Representation of a downtown Sacramento high-rise owner in connection with tenant leases and lease negotiations.

Negotiation, documentation, and closing of ground lease transactions for retail centers, private and parochial schools, and commercial centers.

Real Estate Finance

Represented a private equity investor in commercial office properties in a management team buyout from Morgan Stanley of multiple joint-venture real estate assets and a $27 million securitized loan financing of the acquisition (2010-2011).

Representation of local and regional banks in the negotiation and documentation of “special loans” for OREO properties, ground lease financings and failed-project financings for condominium projects and conversion projects.

Representation of the borrower/developer in the negotiation, documentation and closing of $22,000,000, $28,000,000 and $140,000,000 revolving credit facilities for the financing of major, multi-phase residential real property development projects in California and Arizona (2001-2006).
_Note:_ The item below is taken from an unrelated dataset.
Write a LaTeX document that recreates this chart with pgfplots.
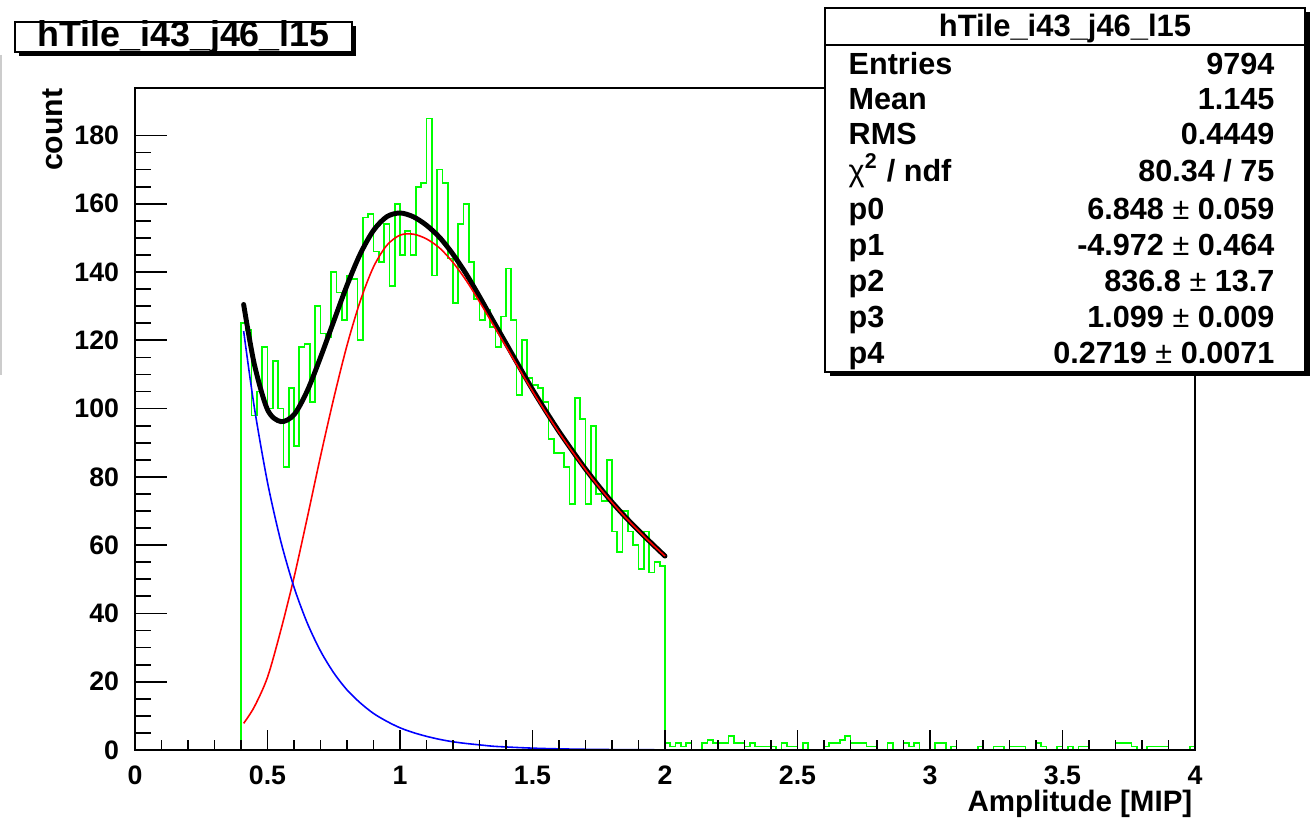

Represented the California Integrated Waste Management Board in the creation and ongoing management of its award-winning RMDZ Loan Program, including: (i) structuring and creating program documentation for mixed collateral loans; (ii) training and advising legal staff and loan officers; (iii) originating, documenting and closing mixed collateral loans (approximately 20-25 loans per year); (iv) assisting in the creation of a secondary market resale program; (iv) assisting in the work-out and restructuring of troubled loans; and (v) negotiating and documenting the portfolio sales of performing loans (1994-2001).

Representation of several regional and local banks in connection with commercial loan workouts, loan restructuring and foreclosure proceedings (2008-current).